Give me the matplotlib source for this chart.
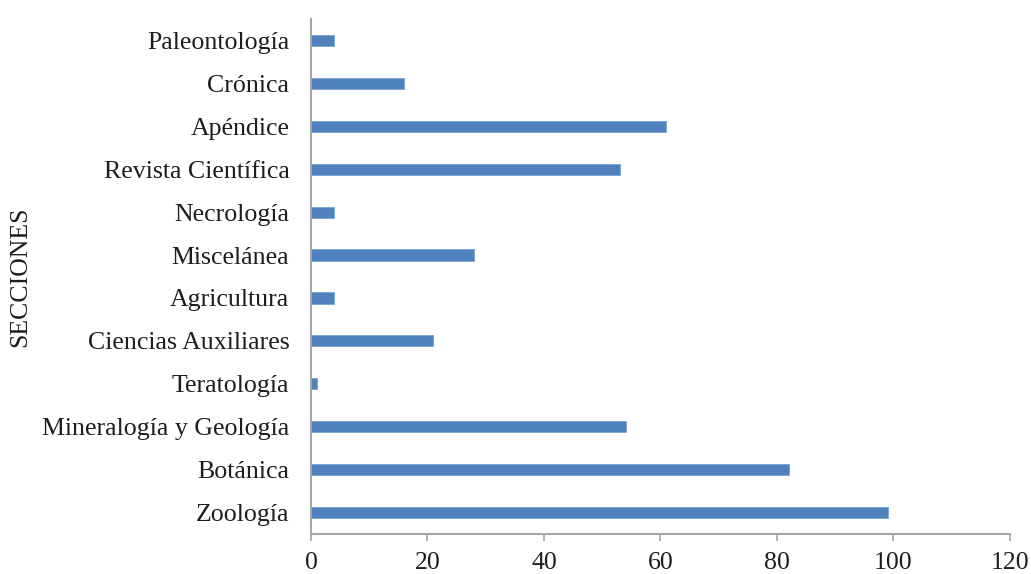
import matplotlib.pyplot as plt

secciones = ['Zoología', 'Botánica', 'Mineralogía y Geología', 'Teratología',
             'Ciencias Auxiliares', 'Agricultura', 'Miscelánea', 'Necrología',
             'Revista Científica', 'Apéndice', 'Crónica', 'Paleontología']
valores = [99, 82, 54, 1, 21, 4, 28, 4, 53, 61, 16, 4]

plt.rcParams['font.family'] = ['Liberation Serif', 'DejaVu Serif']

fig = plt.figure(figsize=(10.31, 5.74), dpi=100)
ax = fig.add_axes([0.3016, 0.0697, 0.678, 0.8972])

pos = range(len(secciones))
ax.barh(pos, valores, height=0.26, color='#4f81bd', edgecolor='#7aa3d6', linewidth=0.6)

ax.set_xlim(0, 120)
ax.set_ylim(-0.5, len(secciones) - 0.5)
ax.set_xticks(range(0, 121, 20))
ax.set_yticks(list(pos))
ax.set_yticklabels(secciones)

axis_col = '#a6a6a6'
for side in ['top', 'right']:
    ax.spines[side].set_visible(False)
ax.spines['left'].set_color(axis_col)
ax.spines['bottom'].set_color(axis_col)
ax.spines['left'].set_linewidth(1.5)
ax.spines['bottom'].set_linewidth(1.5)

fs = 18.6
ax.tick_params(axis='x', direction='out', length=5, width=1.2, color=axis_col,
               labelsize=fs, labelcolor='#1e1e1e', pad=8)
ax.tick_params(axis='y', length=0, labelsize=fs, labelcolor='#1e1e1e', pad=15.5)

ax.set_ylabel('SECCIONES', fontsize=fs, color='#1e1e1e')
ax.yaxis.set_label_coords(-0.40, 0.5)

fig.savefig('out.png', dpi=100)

=====

▸ **To do**:
Transcribe the opening line of the listing above, please, and every line after it through the line with "labelsize=fs, labelcolor='#1e1e1e', pad=15.5)", word for word, without pictures.

▸ **Solution**:
Give me the matplotlib source for this chart.
import matplotlib.pyplot as plt

secciones = ['Zoología', 'Botánica', 'Mineralogía y Geología', 'Teratología',
             'Ciencias Auxiliares', 'Agricultura', 'Miscelánea', 'Necrología',
             'Revista Científica', 'Apéndice', 'Crónica', 'Paleontología']
valores = [99, 82, 54, 1, 21, 4, 28, 4, 53, 61, 16, 4]

plt.rcParams['font.family'] = ['Liberation Serif', 'DejaVu Serif']

fig = plt.figure(figsize=(10.31, 5.74), dpi=100)
ax = fig.add_axes([0.3016, 0.0697, 0.678, 0.8972])

pos = range(len(secciones))
ax.barh(pos, valores, height=0.26, color='#4f81bd', edgecolor='#7aa3d6', linewidth=0.6)

ax.set_xlim(0, 120)
ax.set_ylim(-0.5, len(secciones) - 0.5)
ax.set_xticks(range(0, 121, 20))
ax.set_yticks(list(pos))
ax.set_yticklabels(secciones)

axis_col = '#a6a6a6'
for side in ['top', 'right']:
    ax.spines[side].set_visible(False)
ax.spines['left'].set_color(axis_col)
ax.spines['bottom'].set_color(axis_col)
ax.spines['left'].set_linewidth(1.5)
ax.spines['bottom'].set_linewidth(1.5)

fs = 18.6
ax.tick_params(axis='x', direction='out', length=5, width=1.2, color=axis_col,
               labelsize=fs, labelcolor='#1e1e1e', pad=8)
ax.tick_params(axis='y', length=0, labelsize=fs, labelcolor='#1e1e1e', pad=15.5)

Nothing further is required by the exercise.